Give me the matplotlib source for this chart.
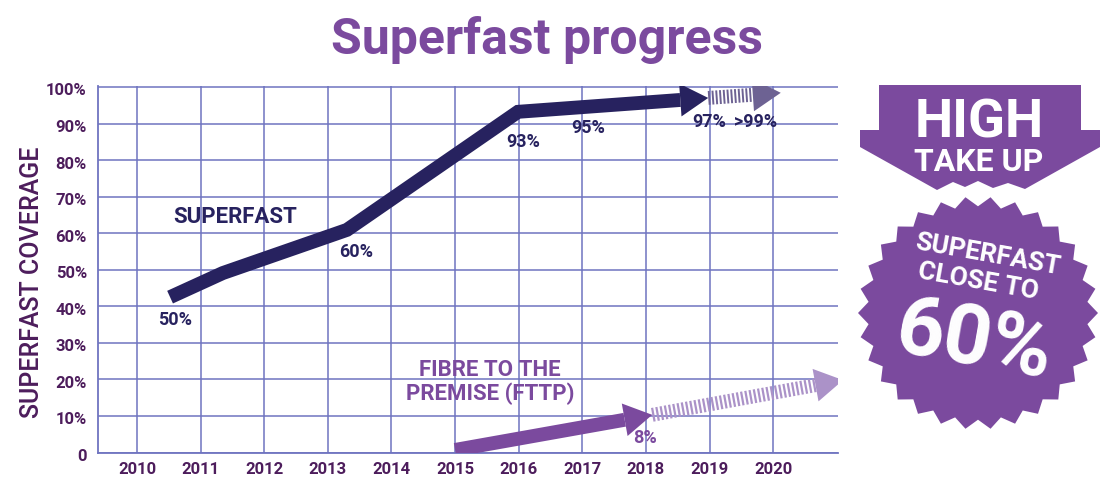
import numpy as np
import matplotlib.pyplot as plt
from matplotlib.patches import Polygon
from matplotlib.transforms import IdentityTransform, ScaledTranslation

plt.rcParams['lines.scale_dashes'] = False
FONT = ['Roboto', 'DejaVu Sans']

# superfast coverage line (as drawn)
sf_years = [2010.52, 2011.35, 2013.30, 2015.99, 2018.98]
sf_cov = [42.5, 49.1, 60.9, 93.2, 97.0]
sf_future_year = 2020.12
sf_future_cov = 98.4

# fibre to the premise
fttp_years = [2015.0, 2018.1]
fttp_cov = [0.7, 10.3]
fttp_future_year = 2021.1
fttp_future_cov = 19.8

year_ticks = list(range(2010, 2021))
cov_ticks = list(range(0, 101, 10))
cov_labels = ['0'] + ['%d%%' % v for v in cov_ticks[1:]]

sf_labels = ['50%', '60%', '93%', '95%', '97%', '>99%']
sf_label_pos = [(2010.6, 36.3), (2013.44, 54.9), (2016.07, 85.0),
                (2017.09, 88.8), (2018.99, 90.4), (2019.73, 90.4)]

NAVY = '#27225f'
NAVY_LIGHT = '#6d6293'
PURPLE = '#7b4a9e'
PURPLE_LIGHT = '#ab92c8'
GRID = '#6f74c0'
TICK = '#4d1d5c'

fig = plt.figure(figsize=(11.04, 4.86), dpi=100)
ax = fig.add_axes([98/1104, 1-452.5/486, 740/1104, 367/486])
ax.set_xlim(2009.387, 2021.02)
ax.set_ylim(0, 100.4)
ax.set_xticks(year_ticks)
ax.set_yticks(cov_ticks)
ax.set_yticklabels(cov_labels)
ax.grid(True, color=GRID, lw=1.1)
ax.set_axisbelow(True)
for s in ['top', 'right']:
    ax.spines[s].set_visible(False)
for s in ['left', 'bottom']:
    ax.spines[s].set_color(GRID)
    ax.spines[s].set_linewidth(1.3)
ax.tick_params(length=0, pad=8, colors=TICK)
ax.tick_params(axis='x', pad=7)
for lab in ax.get_xticklabels() + ax.get_yticklabels():
    lab.set_family(FONT)
    lab.set_fontweight('bold')
    lab.set_fontsize(12)
for lab in ax.get_yticklabels():
    lab.set_transform(lab.get_transform() +
                      ScaledTranslation(0, -0.025, fig.dpi_scale_trans))
ax.set_ylabel('SUPERFAST COVERAGE', family=FONT, fontsize=18,
              fontweight='medium', color=TICK)
ax.yaxis.set_label_coords(-0.073, 0.465)


def head(p0, p1, length, half, color):
    a = ax.transData.transform(p0)
    b = ax.transData.transform(p1)
    d = (b - a) / np.hypot(*(b - a))
    n = np.array([-d[1], d[0]])
    base = b - d * length
    tri = [b, base + n * half, base - n * half]
    ax.add_patch(Polygon(tri, closed=True, transform=IdentityTransform(),
                         color=color, zorder=4, lw=0))
    return ax.transData.inverted().transform(base)


def arrow(xs, ys, color, style, zorder):
    base = head((xs[-2], ys[-2]), (xs[-1], ys[-1]), 28, 16.5, color)
    xx = list(xs[:-1]) + [base[0]]
    yy = list(ys[:-1]) + [base[1]]
    ax.plot(xx, yy, color=color, lw=10, linestyle=style,
            solid_joinstyle='miter', solid_capstyle='butt',
            dash_capstyle='butt', zorder=zorder)


# dashed future parts first, then solid arrows on top
arrow([sf_years[-1], sf_future_year], [sf_cov[-1], sf_future_cov],
      NAVY_LIGHT, (0, (1.4, 1.3)), 3)
arrow([fttp_years[-1], fttp_future_year], [fttp_cov[-1], fttp_future_cov],
      PURPLE_LIGHT, (0, (1.6, 1.5)), 3)
arrow(sf_years, sf_cov, NAVY, '-', 5)
arrow(fttp_years, fttp_cov, PURPLE, '-', 5)

for t, (x, y) in zip(sf_labels, sf_label_pos):
    ax.text(x, y, t, family=FONT, fontweight='bold', fontsize=13,
            color=NAVY, ha='center', va='center', zorder=6)
ax.text(2017.98, 4.0, '8%', family=FONT, fontweight='bold', fontsize=13,
        color=PURPLE, ha='center', va='center', zorder=6)
ax.text(2011.54, 64.4, 'SUPERFAST', family=FONT, fontweight='bold',
        fontsize=16, color=NAVY, ha='center', va='center')
ax.text(2015.55, 19.3, 'FIBRE TO THE\nPREMISE (FTTP)', family=FONT,
        fontweight='bold', fontsize=16, color=PURPLE, ha='center',
        va='center', linespacing=1.05)

fig.text(547/1104, 1-54/486, 'Superfast progress', family=FONT,
         fontweight='bold', fontsize=36, color=PURPLE, ha='center',
         va='baseline')

# badge on the right, drawn in pixel coordinates
bx = fig.add_axes([0, 0, 1, 1], zorder=10)
bx.set_xlim(0, 1104)
bx.set_ylim(486, 0)
bx.axis('off')
bx.patch.set_alpha(0)

down = [(879, 85), (1081, 85), (1081, 130), (1100, 130), (1100, 147),
        (1025, 189), (1008, 183), (993, 188), (978, 181), (965, 187),
        (953, 182), (937, 190), (860, 147), (860, 130), (879, 130)]
bx.add_patch(Polygon(down, closed=True, color=PURPLE, lw=0))

n_teeth = 30
ang = np.linspace(0, 2*np.pi, 2*n_teeth, endpoint=False)
rad = np.where(np.arange(2*n_teeth) % 2 == 0, 120, 110)
seal = np.column_stack([978 + rad*np.cos(ang), 313 + rad*0.97*np.sin(ang)])
bx.add_patch(Polygon(seal, closed=True, color=PURPLE, lw=0))

bx.text(979, 137, 'HIGH', family=FONT, fontweight='bold', fontsize=39,
        color='white', ha='center', va='baseline')
bx.text(979, 171, 'TAKE UP', family=FONT, fontweight='bold', fontsize=23,
        color='white', ha='center', va='baseline')
bx.text(988, 255, 'SUPERFAST', family=FONT, fontweight='bold', fontsize=19,
        color='white', ha='center', va='center', rotation=-10,
        rotation_mode='anchor')
bx.text(978, 282, 'CLOSE TO', family=FONT, fontweight='bold', fontsize=19,
        color='white', ha='center', va='center', rotation=-10,
        rotation_mode='anchor')
bx.text(974, 343, '60%', family=FONT, fontweight='bold', fontsize=60,
        color='white', ha='center', va='center', rotation=-10,
        rotation_mode='anchor')

fig.savefig('out.png', dpi=100)
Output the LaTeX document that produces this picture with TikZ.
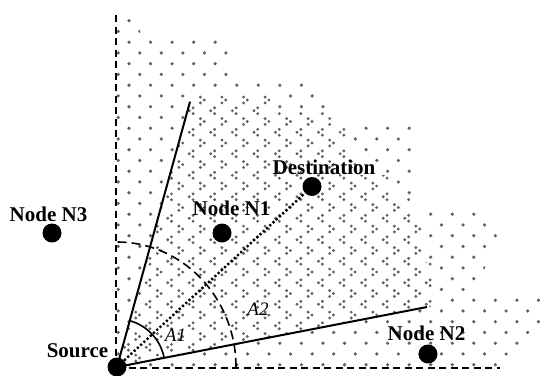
\documentclass[tikz,border=0pt]{standalone}
\usepackage{fontspec}
\setmainfont{Liberation Serif}
\definecolor{dotcol}{gray}{0.38}
\tikzset{
  pt/.style={circle,fill=black,draw=none,minimum size=19pt,inner sep=0pt},
  lbl/.style={anchor=base,inner sep=0pt,font=\fontsize{21}{24}\selectfont\bfseries},
  alb/.style={anchor=base,inner sep=0pt,font=\fontsize{19}{22}\selectfont\itshape},
  solidln/.style={line width=2pt},
  axisdash/.style={line width=2pt,dash pattern=on 7pt off 4.5pt},
  arcdash/.style={line width=1.6pt,dash pattern=on 9pt off 5pt},
  dotln/.style={line width=2.4pt,dash pattern=on 2.2pt off 2.2pt},
}
\def\densepath{(117,367) -- (190,101.7) -- (190,94) -- (272,94) -- (272,112) -- (332,112) -- (332,125)
  -- (347,125) -- (347,148) -- (358,148) -- (358,175) -- (392,175) -- (392,198)
  -- (412,198) -- (412,212) -- (422,212) -- (422,262) -- (433,262) -- (433,306.5)
  -- (427,307) -- cycle}
\begin{document}
\begin{tikzpicture}[x=1pt,y=-1pt]
\useasboundingbox (0,0) rectangle (540,375);
% sparse dot pattern
\begin{scope}
\clip
  (116,15) -- (140,15) -- (140,38) -- (232,38) -- (232,80) -- (314,80) -- (314,101)
  -- (331,101) -- (331,122) -- (413,122) -- (413,207) -- (490,207) -- (502,235)
  -- (472,293) -- (540,294) -- (540,330) -- (503,370) -- (116,370) -- cycle;
\foreach \j in {0,...,32}{
  \foreach \i in {0,...,20}{
    \fill[dotcol] ({129+21.55*\i-10.775*mod(\j,2)},{20.7+10.75*\j}) circle[radius=1.8pt];
  }
}
\end{scope}
% dense chevron pattern (inside the sector)
\fill[white] \densepath;
\begin{scope}
\clip \densepath;
\foreach \k in {-1,1,...,25}{
  \foreach \i in {-5,...,11}{
    \pgfmathsetmacro{\cx}{213+21.55*\i}
    \pgfmathsetmacro{\cy}{100+10.75*\k}
    \fill[dotcol] (\cx-2.2,\cy) circle[radius=1.6pt]
      (\cx+1.6,\cy-2.9) circle[radius=1.6pt] (\cx+1.6,\cy+2.9) circle[radius=1.6pt];
  }
}
\foreach \k in {0,2,...,26}{
  \foreach \i in {-5,...,11}{
    \pgfmathsetmacro{\cx}{202+21.55*\i}
    \pgfmathsetmacro{\cy}{100+10.75*\k}
    \fill[dotcol] (\cx+2.2,\cy) circle[radius=1.6pt]
      (\cx-1.6,\cy-2.9) circle[radius=1.6pt] (\cx-1.6,\cy+2.9) circle[radius=1.6pt];
  }
}
\end{scope}
% nodes
\node[pt] (S) at (117,367) {};
\node[pt] (D) at (312,186.5) {};
\node[pt] (N1) at (222,233) {};
\node[pt] (N2) at (428,354) {};
\node[pt] (N3) at (52,233) {};
\coordinate (U) at (190,101.7);
\coordinate (L) at (427,307);
\coordinate (VT) at (116,15);
\coordinate (HR) at (500,368);
% axes
\draw[axisdash] (VT) -- (VT |- S.center);
\draw[axisdash] (S.center |- HR) -- (HR);
% sector boundaries
\draw[solidln] (S.center) -- (U);
\draw[solidln] (S.center) -- (L);
% dotted line to destination
\draw[dotln] (S) -- (D);
% dashed range arc
\draw[arcdash] plot[domain=0:90,samples=60] ({117+119*cos(\x)},{367-125*sin(\x)});
% angle arc A1
\draw[line width=1.6pt] plot[domain=11:74.8,samples=40] ({117+48*cos(\x)},{367-48*sin(\x)});
% labels
\node[lbl] (tS) at (77.5,357) {Source};
\node[lbl] (tD) at (324,174.5) {Destination};
\node[lbl] (tN1) at (231.5,215) {Node N1};
\node[lbl] (tN2) at (426.5,340) {Node N2};
\node[lbl] (tN3) at (48.5,221) {Node N3};
\node[alb] (tA1) at (175.5,341) {A1};
\node[alb] (tA2) at (258,315) {A2};
\end{tikzpicture}
\end{document}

== Exercise brief ==
Stop after the line containing "TICK = '#4d1d5c'": copy the records exactly from the first line up to there, leaving pictures out.

== Task output ==
Give me the matplotlib source for this chart.
import numpy as np
import matplotlib.pyplot as plt
from matplotlib.patches import Polygon
from matplotlib.transforms import IdentityTransform, ScaledTranslation

plt.rcParams['lines.scale_dashes'] = False
FONT = ['Roboto', 'DejaVu Sans']

# superfast coverage line (as drawn)
sf_years = [2010.52, 2011.35, 2013.30, 2015.99, 2018.98]
sf_cov = [42.5, 49.1, 60.9, 93.2, 97.0]
sf_future_year = 2020.12
sf_future_cov = 98.4

# fibre to the premise
fttp_years = [2015.0, 2018.1]
fttp_cov = [0.7, 10.3]
fttp_future_year = 2021.1
fttp_future_cov = 19.8

year_ticks = list(range(2010, 2021))
cov_ticks = list(range(0, 101, 10))
cov_labels = ['0'] + ['%d%%' % v for v in cov_ticks[1:]]

sf_labels = ['50%', '60%', '93%', '95%', '97%', '>99%']
sf_label_pos = [(2010.6, 36.3), (2013.44, 54.9), (2016.07, 85.0),
                (2017.09, 88.8), (2018.99, 90.4), (2019.73, 90.4)]

NAVY = '#27225f'
NAVY_LIGHT = '#6d6293'
PURPLE = '#7b4a9e'
PURPLE_LIGHT = '#ab92c8'
GRID = '#6f74c0'
TICK = '#4d1d5c'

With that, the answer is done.